Johannes said:

small audible reduction of 3 dB require a 50% reduction in sound

energy. ....

A doubling of absolute signal power represents an increase in dB of 3dB.

Reference

http://ccrma-www.stanford.edu/~oded/M151/decibels.html ,

but this is also generally known from any textbook. ....

This sounds correct, but you said in your earlier post:

"o A reduction of 10dB(A) is a 50% reduction in sound energy"

So you mixed up 'sound energy' with 'Percieved noise level' .

Strictly, as 3dB reduction corresponds to 50% reduction in sound energy,

....

It seems to me that JHH is mixing up two different "dB" units and is

also mixing up sound energy with sound intensity or power. JHH seems

to be using a Sound Power Level "dB" while he quotes someone who is

obviously using a Sound Pressure Level "dB". And sound energy seems

inappropriate here since we don't care about that and have no

reference energy to form a ratio with in the "dB" calculation. I

suspect that he meant sound power or intensity (power per unit area)

which both have the 50% = 3 dB characteristic.

The unit "dBA" (AKA "dB(A)") always (AFAIK) corresponds to something

called a Sound Pressure Level (SPL), which is neither an energy or a

power or even a sound pressure; it is a non-linear function of an

average (RMS) sound pressure, based on one definition of "Bel" (the

common (base 10) logarithm of the ratio of a power and a reference

power). Since (see Note 1) the power transmitted by a pressure wave

(through a fixed area?) is proportional to the square of the RMS

pressure (i.e., it's proportional to the average of the square of the

pressure), we have

SPL = 10 * log( Power1/Power0 )

= 10 * log( (k*Pressure1^2)/(k*Pressure0^2) )

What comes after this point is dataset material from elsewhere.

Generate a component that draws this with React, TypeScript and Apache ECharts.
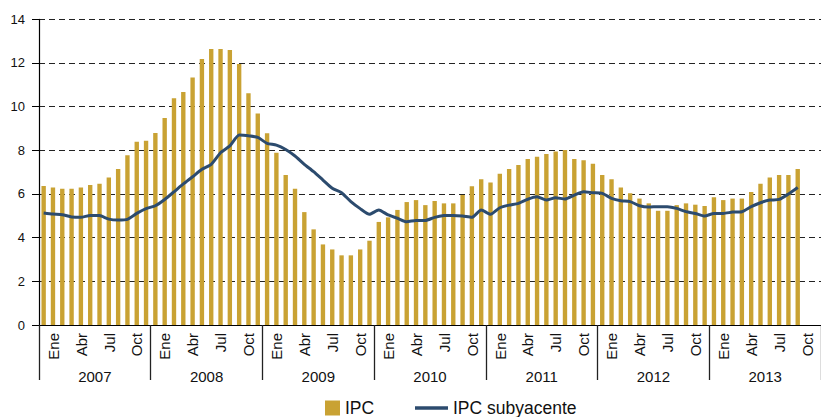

= 20 * log( Pressure1/Pressure0 )

where the pressures are measured at a standard distance. SPL is

favored because it is easily measured with a calibrated microphone.

(See Note 2.)

(The following all assumes a omni-directional (AKA isotropic) source

of sound in free air; a source transmitting constant power.)

From the above plus some even more basic physics, one can see that

doubling the distance quarters the power through a fixed area, which

can be expressed as a power (per unit area) reduction of 6 dB or (from

the above equations) a SPL reduction of 6 dBA. Note that for a

circular sound dispersal pattern (a disk), these figures are 3 dB and

3 dbA and for an (imaginary) linear "dispersal" pattern, they are 0 db

and 0 dBA.

I think that the doubling/halfing one's distance from an isotropic

sound source in free air should *define* the meaning of "half/twice as

loud", but it seem that sound experts have agreed that these terms

should be associated with a SPL change of 10 dBA, based (foolishly,

IMO) on what "half/twice as loud" meant to some experimental subjects,

approximately.

Note 1:

I've not seen a good discussion of the reason, but it apparently

stems from the fact that the power of a pressure wave is proportional

to the square of the maximum displacements of the air molecules which

is proportional to the maximum pressure. (I suspect that this is

because an increase in displacement causes an increase in the force

required to compress the air (F = k * D), so the work done, W = F * D

= k * D * D = k * D^2, where k is some constant.)

Note 2:

The "A" in "dBA" implies that the frequency response of the microphone

which measures pressure is roughly that of a human ear, so that

inaudible sounds are ignored, roughly speaking. It should also imply

that the measurement is made 3 feet from the source in a particular

test enclosure per some ANSI standard, but fan makers often use 1

meter from a source suspended by springs in an anechoic chamber

because it gives them better numbers. The 3ft/1m difference is about

0.8 dB and the suspension avoids enclosure vibrations.